Personal information
- Full name: John Thomas Fitzsimons
- Date of birth: 3 March 1915
- Place of birth: Glasgow, Scotland
- Date of death: 3 September 1995 (aged 80)
- Place of death: Glasgow, Scotland
- Position(s): Outside left

Youth career
- St Joseph's College

Senior career*
- Years: Team / Apps / (Gls)
- St Roch's
- 1934–1938: Celtic / 5 / (0)
- 1938–1941: Alloa Athletic / 28 / (22)
- 1941–1942: Clyde / 0 / (0)
- 1942–1946: Falkirk / 15 / (6)
- 1946–1947: Hamilton Academical / 11 / (3)
- 1947–1948: Clyde / 21 / (7)
- Total:  / 80 / (38)

= John Fitzsimons (footballer) =

Scottish footballer

John Thomas Fitzsimons (3 March 1915 – 3 September 1995) was a Scottish footballer who played as an outside left, and a medical doctor who acted as Celtic F.C.'s club physician for 34 years, also working for the Scotland national football team in the role.

He began his senior football career at Celtic in 1934, also training for his medical qualifications at the Anderson College of Medicine (then associated with the University of Glasgow but today an integral part of the University of Strathclyde). Due in part to his educational commitments he was only a fringe player at the Hoops (five Scottish Division One appearances in four seasons), and transferred to lower division Alloa Athletic in 1938. During World War II when the usual competitions were suspended for seven years, he switched to Clyde then Falkirk, where he made over 150 appearances in total, played on the losing side in the 1943 Southern League Cup final and was still with the Bairns when official competitions resumed in 1946, though by the end of that year he had signed for Hamilton Academical, soon making a return to Clyde before retiring from playing in 1948.

In his medical career, Fitzsimons worked at Belvidere Hospital (Parkhead) then as a GP in his native Glasgow.
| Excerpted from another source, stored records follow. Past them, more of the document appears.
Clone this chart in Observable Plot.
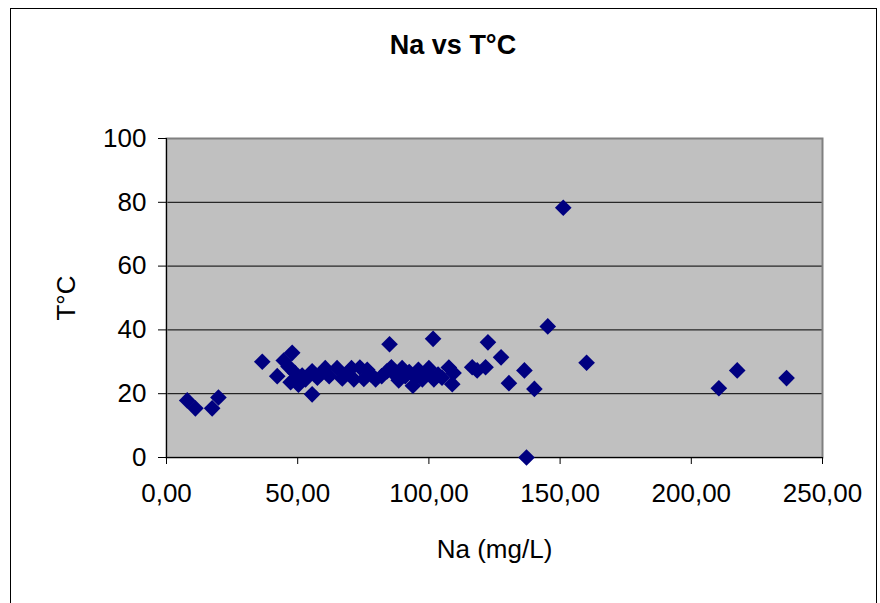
<!DOCTYPE html>
<html>
<head>
<meta charset="utf-8">
<script src="https://cdn.jsdelivr.net/npm/d3@7"></script>
<script src="https://cdn.jsdelivr.net/npm/@observablehq/plot@0.6"></script>
<style>
  html, body { margin: 0; padding: 0; background: #fff; }
  #wrap { position: relative; width: 880px; height: 603px; overflow: hidden; font-family: "Liberation Sans", Arial, sans-serif; }
  #border { position: absolute; left: 10px; top: 8px; width: 867px; height: 620px; border: 1px solid #000; box-sizing: border-box; }
  #title { position: absolute; left: 303px; width: 300px; top: 28px; text-align: center; font-weight: bold; font-size: 27px; color: #000; line-height: 34px; }
  #chart { position: absolute; left: 0; top: 0; }
</style>
</head>
<body>
<div id="wrap">
  <div id="border"></div>
  <div id="chart"></div>
  <div id="title">Na vs T°C</div>
</div>
<script>
const titleText = "Na vs T°C";
const xLabel = "Na (mg/L)";
const yLabel = "T°C";
const xTicks = [0, 50, 100, 150, 200, 250];
const yTicks = [0, 20, 40, 60, 80, 100];
const gridValues = [20, 40, 60, 80];

// Na (mg/L)
const na = [
  7.9, 11.0, 17.4, 19.8,
  36.5, 42.2, 44.7, 46.5, 47.3, 47.9, 49.0, 50.3, 51.7, 53.0, 55.5, 55.5, 57.5, 59.0, 60.5,
  62.0, 65.0, 67.0, 69.0, 70.5, 71.4, 73.7, 75.2, 76.5, 78.0, 79.7, 82.0, 84.0, 85.0, 85.7,
  87.0, 88.5, 89.8, 91.0, 92.5, 93.9, 95.0, 96.0, 97.5, 99.0, 100.0, 101.6, 101.9, 103.5,
  105.0, 107.6, 108.9, 109.4,
  116.5, 118.4, 121.6, 122.5, 127.5, 130.5, 136.4, 137.2, 140.2, 145.3, 151.2, 160.1,
  210.5, 217.5, 236.3
];
// T°C
const temp = [
  17.9, 15.4, 15.4, 18.8,
  30.0, 25.5, 30.4, 28.5, 23.6, 32.8, 26.5, 22.8, 25.7, 24.5, 27.0, 19.8, 25.0, 26.5, 28.0,
  25.5, 28.0, 24.8, 26.5, 28.0, 24.5, 28.2, 24.6, 27.5, 26.0, 24.5, 25.5, 27.0, 35.5, 28.3,
  26.0, 24.2, 28.0, 25.5, 26.8, 22.5, 25.0, 27.5, 24.5, 26.0, 28.0, 37.2, 24.5, 26.0,
  25.0, 28.2, 23.0, 26.5,
  28.3, 27.3, 28.3, 36.1, 31.4, 23.3, 27.3, 0.0, 21.5, 41.1, 78.3, 29.7,
  21.7, 27.3, 24.9
];

const data = na.map((v, i) => ({na: v, t: temp[i]}));
const fmt = n => n.toFixed(2).replace(".", ",");
const diamond = d3.symbolDiamond2 || d3.symbolDiamond;

document.getElementById("title").textContent = titleText;

const chart = Plot.plot({
  width: 880,
  height: 603,
  marginLeft: 166,
  marginRight: 58,
  marginTop: 138,
  marginBottom: 146,
  style: {fontFamily: "Liberation Sans, Arial, sans-serif", fontSize: "26px", color: "#000", background: "transparent", overflow: "visible"},
  x: {domain: [0, 250]},
  y: {domain: [0, 100]},
  marks: [
    Plot.frame({fill: "#c0c0c0", stroke: null}),
    Plot.ruleY(gridValues, {stroke: "#000", strokeWidth: 1}),
    Plot.frame({stroke: "#808080", strokeWidth: 2}),
    Plot.ruleX([0], {stroke: "#000", strokeWidth: 1}),
    Plot.ruleY([0], {stroke: "#000", strokeWidth: 1}),
    Plot.axisX(xTicks, {tickFormat: fmt, tickSize: 7, tickPadding: 19, fontSize: 26, label: xLabel, labelAnchor: "center", labelOffset: 100, labelArrow: "none"}),
    Plot.axisY(yTicks, {tickSize: 8, tickPadding: 12, fontSize: 26, label: yLabel, labelAnchor: "center", labelOffset: 110, labelArrow: "none"}),
    Plot.dot(data, {x: "na", y: "t", symbol: diamond, r: 7.5, fill: "#000080", stroke: null})
  ]
});
document.getElementById("chart").appendChild(chart);
</script>
</body>
</html>
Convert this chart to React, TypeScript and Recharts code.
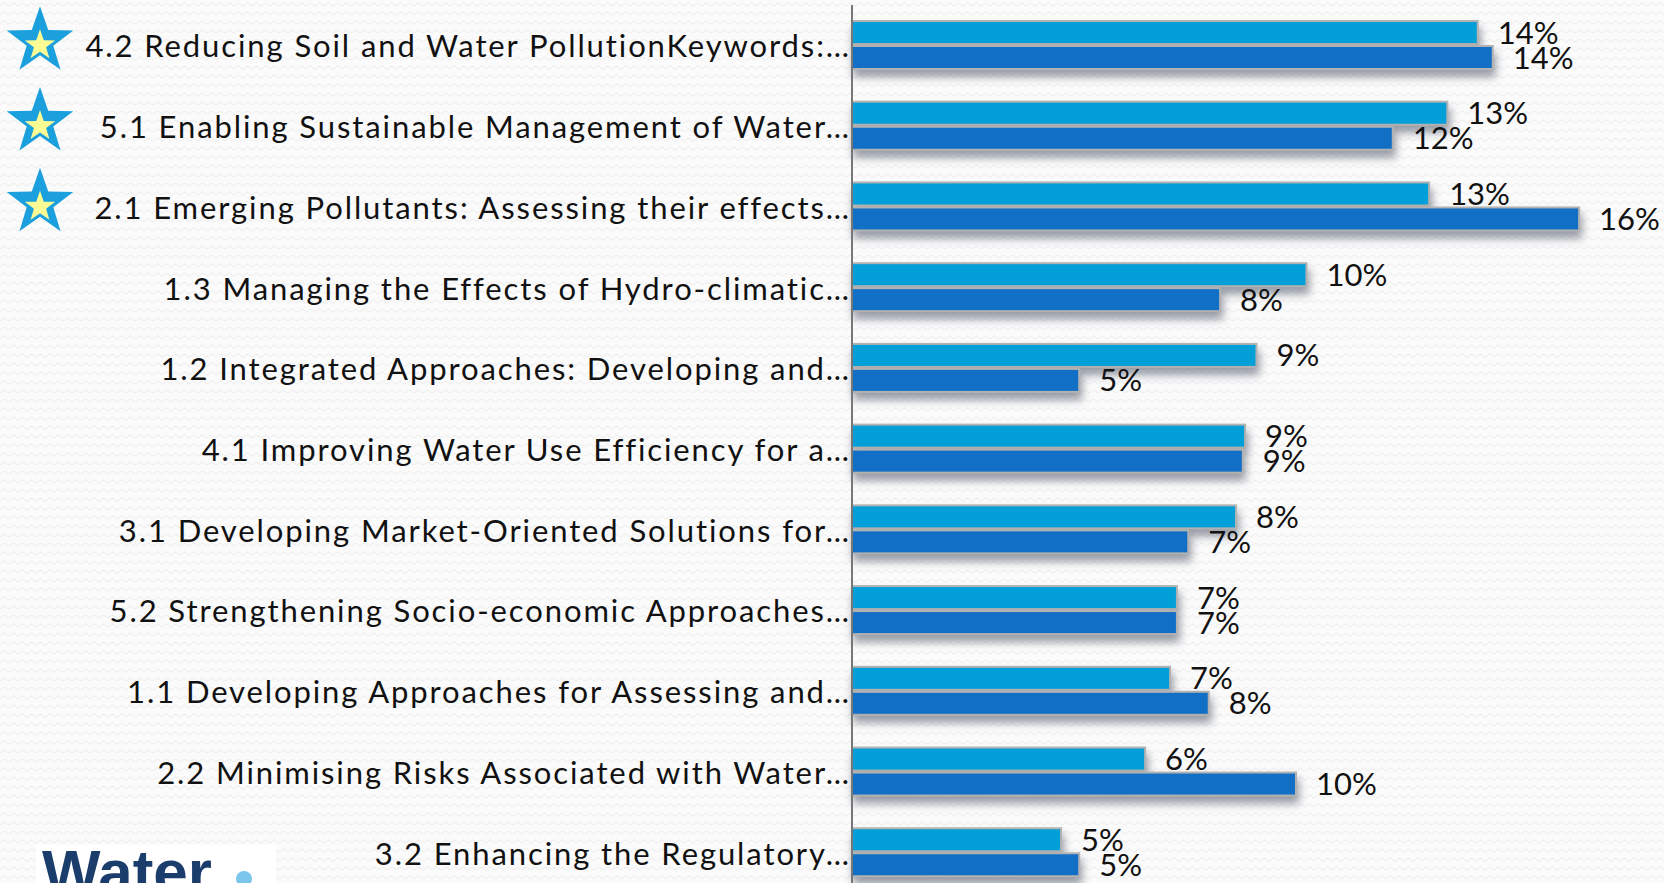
import React from 'react';
import { BarChart, Bar, XAxis, YAxis, LabelList } from 'recharts';

const categories = [
  '4.2 Reducing Soil and Water PollutionKeywords:…',
  '5.1 Enabling Sustainable Management of Water…',
  '2.1 Emerging Pollutants: Assessing their effects…',
  '1.3 Managing the Effects of Hydro-climatic…',
  '1.2 Integrated Approaches: Developing and…',
  '4.1 Improving Water Use Efficiency for a…',
  '3.1 Developing Market-Oriented Solutions for…',
  '5.2 Strengthening Socio-economic Approaches…',
  '1.1 Developing Approaches for Assessing and…',
  '2.2 Minimising Risks Associated with Water…',
  '3.2 Enhancing the Regulatory…',
];
const seriesA = [13.77, 13.1, 12.7, 10.0, 8.9, 8.65, 8.45, 7.15, 7.0, 6.45, 4.6];
const seriesB = [14.1, 11.9, 16.0, 8.1, 5.0, 8.6, 7.4, 7.15, 7.85, 9.77, 5.0];
// topics marked with a star in the original slide
const starred = [true, true, true, false, false, false, false, false, false, false, false];

const data = categories.map((name, i) => ({ name, a: seriesA[i], b: seriesB[i], star: starred[i] }));

const FONT = 'Lato, "Open Sans", sans-serif';
const pattern =
  "url(\"data:image/svg+xml;utf8,<svg xmlns='http://www.w3.org/2000/svg' width='9' height='9'><path d='M0 6 L4.5 3 L9 6' stroke='%23f0f0f0' stroke-width='1.2' fill='none'/></svg>\")";

const starPoints = (cx: number, cy: number, R: number) => {
  const r = R * 0.4;
  const pts: string[] = [];
  for (let k = 0; k < 10; k++) {
    const rad = k % 2 === 0 ? R : r;
    const ang = -Math.PI / 2 + (k * Math.PI) / 5;
    pts.push(`${cx + rad * Math.cos(ang)},${cy + rad * Math.sin(ang)}`);
  }
  return pts.join(' ');
};

const Tick = (props: any) => {
  const { y, payload, index } = props;
  const row = data[index];
  return (
    <g>
      {row && row.star && (
        <g>
          <polygon points={starPoints(40, y - 4, 35)} fill="#1ba0dd" />
          <polygon points={starPoints(40, y, 16)} fill="#fbfb96" />
        </g>
      )}
      <text
        x={851}
        y={y}
        textAnchor="end"
        dominantBaseline="central"
        fontSize={31}
        fontFamily={FONT}
        letterSpacing={1.9}
        fill="#111"
      >
        {payload.value}
      </text>
    </g>
  );
};

const BarShape = (props: any) => {
  const { x, y, width, height, fill } = props;
  if (!width || width <= 0) return null;
  return (
    <rect
      x={x}
      y={y}
      width={width}
      height={height}
      fill={fill}
      stroke="#b2b2b2"
      strokeWidth={2}
      style={{ filter: 'drop-shadow(2px 7px 4px rgba(50,60,80,0.5))' }}
    />
  );
};

export default function App() {
  return (
    <div
      style={{
        position: 'fixed',
        top: 0,
        left: 0,
        width: 1664,
        height: 883,
        overflow: 'hidden',
        backgroundColor: '#fbfbfb',
        backgroundImage: pattern,
      }}
    >
      <BarChart
        width={1670}
        height={893}
        data={data}
        layout="vertical"
        margin={{ top: 5, right: 0, bottom: 0, left: 0 }}
        barSize={23}
        barGap={2}
        barCategoryGap={30}
      >
        <XAxis type="number" domain={[0, 18]} hide />
        <YAxis
          type="category"
          dataKey="name"
          width={852}
          axisLine={{ stroke: '#777', strokeWidth: 2 }}
          tickLine={false}
          tickSize={0}
          tick={<Tick />}
          interval={0}
        />
        <Bar dataKey="a" fill="#029fd9" shape={<BarShape />} isAnimationActive={false}>
          <LabelList
            dataKey="a"
            position="right"
            offset={20}
            formatter={(v: any) => `${Math.round(Number(v))}%`}
            style={{ fontSize: 31, fontFamily: FONT, fill: '#111' }}
          />
        </Bar>
        <Bar dataKey="b" fill="#116fc6" shape={<BarShape />} isAnimationActive={false}>
          <LabelList
            dataKey="b"
            position="right"
            offset={20}
            formatter={(v: any) => `${Math.round(Number(v))}%`}
            style={{ fontSize: 31, fontFamily: FONT, fill: '#111' }}
          />
        </Bar>
      </BarChart>
      <div
        style={{
          position: 'absolute',
          left: 36,
          top: 845,
          width: 240,
          height: 60,
          background: '#fff',
          overflow: 'hidden',
        }}
      >
        <span
          style={{
            position: 'absolute',
            left: 6,
            top: -4,
            fontFamily: '"Liberation Sans", Arial, sans-serif',
            fontWeight: 700,
            fontSize: 62,
            color: '#1b3d6c',
            lineHeight: 1,
          }}
        >
          Water
        </span>
        <span
          style={{
            position: 'absolute',
            left: 200,
            top: 26,
            width: 16,
            height: 16,
            borderRadius: 8,
            background: '#7cc6ec',
          }}
        />
      </div>
    </div>
  );
}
In 1953 he was appointed as Celtic's club doctor, a position he held until 1987 spanning the highly successful period under manager Jock Stein. He had a similar occasional role with the Scottish international squad from 1970 to 1982, accompanying them to three FIFA World Cup finals tournaments. He was made a Knight of the Order of St. Sylvester by Pope Paul VI in 1976 for his commitment to the local Lourdes Hospitalité pilgrimage foundation.